Below are just a few general guidelines on what is legally required of landlords who lease to disabled tenants:
Depending on the nature and degree of their tenant’s disability, landlords may need to reconsider their routine avenues of communication. For tenants with visual impairments, for example, landlords will have to avoid written communication and opt for verbal exchanges instead. Alternatively, they will have to provide brail communication to inform their tenants of things such as rental increases, updated complex rules and any other important information they might need to know about.

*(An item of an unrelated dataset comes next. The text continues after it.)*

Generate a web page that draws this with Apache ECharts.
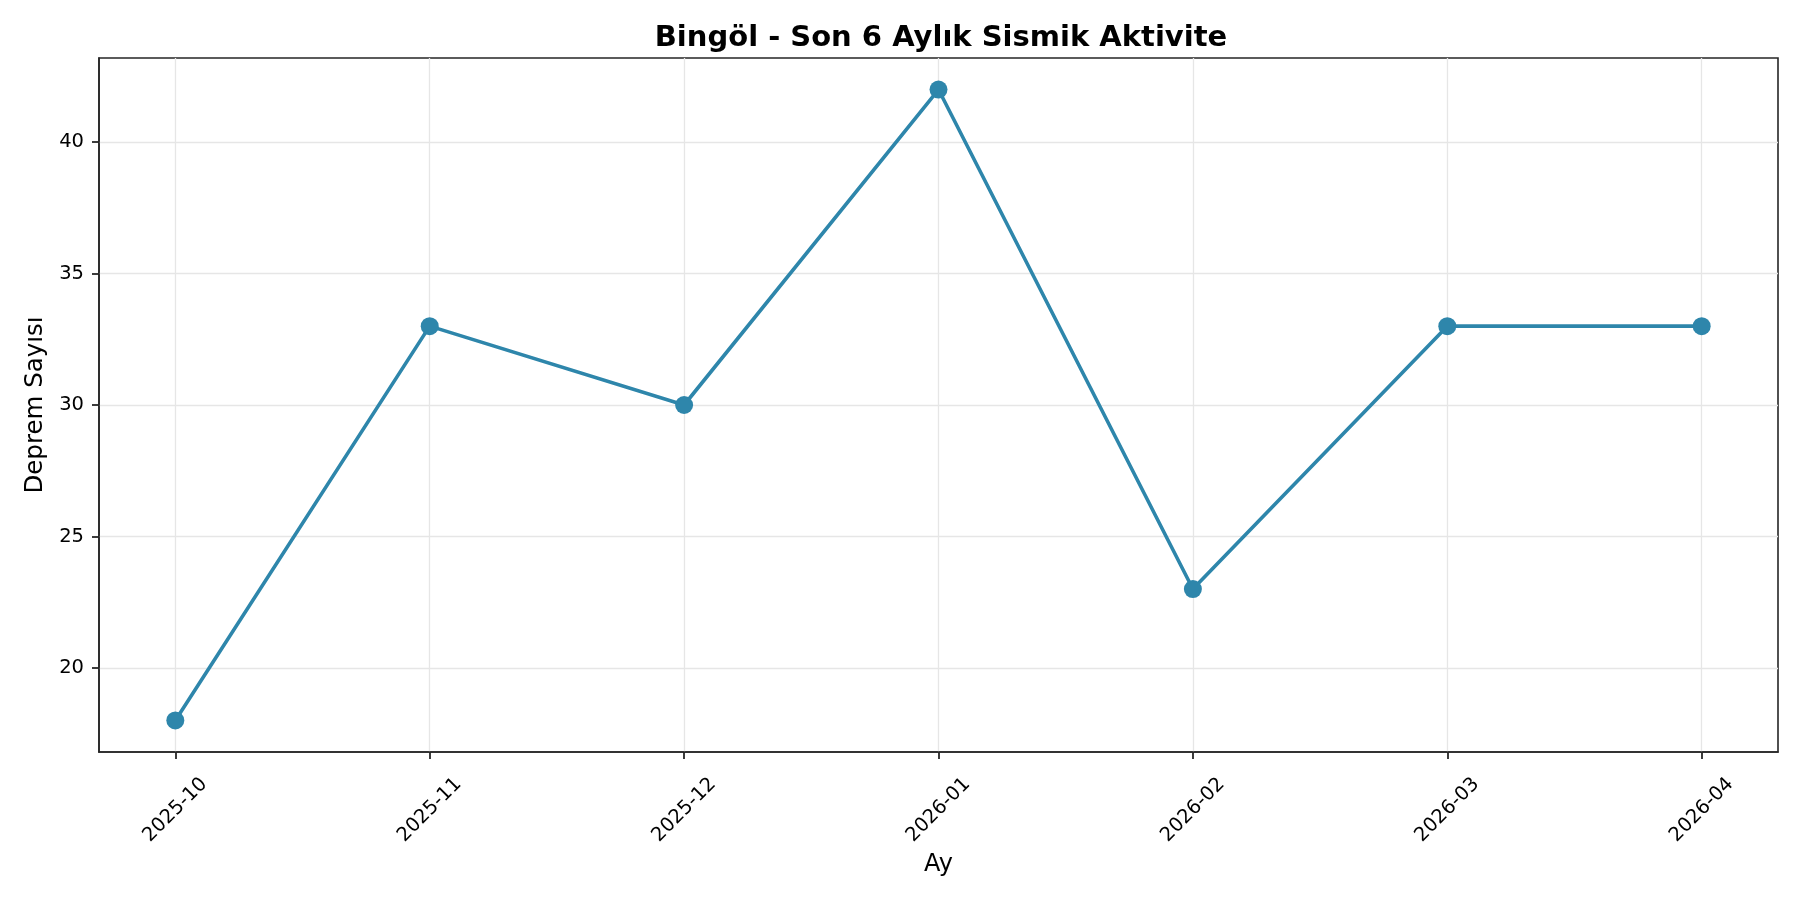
<!DOCTYPE html>
<html><head><meta charset="utf-8">
<script src="https://cdn.jsdelivr.net/npm/echarts@6/dist/echarts.min.js"></script>
<style>html,body{margin:0;padding:0;background:#fff}#c{width:1800px;height:900px}</style>
</head><body><div id="c"></div>
<script>
const titleText = 'Bingöl - Son 6 Aylık Sismik Aktivite';
const xName = 'Ay';
const yName = 'Deprem Sayısı';
const months = ['2025-10','2025-11','2025-12','2026-01','2026-02','2026-03','2026-04'];
const counts = [18, 33, 30, 42, 23, 33, 33];
const yTicks = [20, 25, 30, 35, 40];

const xTicks = months.map((m, i) => i);
const font = 'DejaVu Sans';
const chart = echarts.init(document.getElementById('c'), null, {renderer: 'canvas'});
chart.setOption({
  backgroundColor: '#fff',
  animation: false,
  title: {
    text: titleText, left: 936, textAlign: 'center', top: 19,
    textStyle: {fontFamily: font, fontWeight: 'bold', fontSize: 29, color: '#000'}
  },
  grid: {left: 99, right: 22, top: 58, bottom: 148, show: true, borderColor: '#262626', borderWidth: 1.6, backgroundColor: 'transparent'},
  xAxis: {
    type: 'value', min: -0.3, max: 6.3,
    name: xName, nameLocation: 'middle', nameGap: 98,
    nameTextStyle: {fontFamily: font, fontSize: 24, color: '#000'},
    axisLine: {show: true, onZero: false, lineStyle: {color: '#262626', width: 1.6}},
    axisTick: {show: true, customValues: xTicks, length: 7, lineStyle: {color: '#262626', width: 1.8}},
    axisLabel: {
      customValues: xTicks, rotate: 45, align: 'center', verticalAlign: 'middle', margin: 58,
      fontFamily: font, fontSize: 19.5, color: '#000',
      formatter: v => months[Math.round(v)]
    },
    splitLine: {show: true, lineStyle: {color: '#e6e6e6', width: 1.3}}
  },
  yAxis: {
    type: 'value', min: 16.8, max: 43.2,
    name: yName, nameLocation: 'middle', nameGap: 50, nameRotate: 90,
    nameTextStyle: {fontFamily: font, fontSize: 24.5, color: '#000'},
    axisLine: {show: true, onZero: false, lineStyle: {color: '#262626', width: 1.6}},
    axisTick: {show: true, inside: false, customValues: yTicks, length: 7, lineStyle: {color: '#262626', width: 1.8}},
    axisLabel: {customValues: yTicks, margin: 15, fontFamily: font, fontSize: 19.5, color: '#000'},
    splitLine: {show: true, lineStyle: {color: '#e6e6e6', width: 1.3}}
  },
  series: [{
    type: 'line',
    data: months.map((m, i) => [i, counts[i]]),
    symbol: 'circle', symbolSize: 18,
    lineStyle: {color: '#2E86AB', width: 3.6},
    itemStyle: {color: '#2E86AB'},
    z: 5
  }]
});
</script></body></html>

In terms of physical modifications to residential buildings, South African laws are somewhat lacking in this respect. In so far as this is concerned, the law of ‘reasonable accommodation’ can be applied. This states that nobody should be denied access to a public building (such as an apartment block, for example) based on physical impediments unless modifying it to allow for equal access would take the form of an ‘unjustifiable hardship’. Installing an elevator so that a tenant can access a top floor apartment, for example, could be considered as an ‘unjustifiable hardship’. However, installing a ramp for a ground floor apartment access, might not be viewed in the same light.
As a reference, the Texan Fair Housing Amendments Act makes it unlawful for a landlord to refuse a handicapped person to make reasonable modifications to the premises if the modifications are necessary to afford full enjoyment of the space. The tenant will have to pay for the modifications themselves, and will have to restore the property to its original state if and when they choose to relocate, but landlords are not allowed to deny them of this right. This same rule of thumb is what South African landlords ought to apply.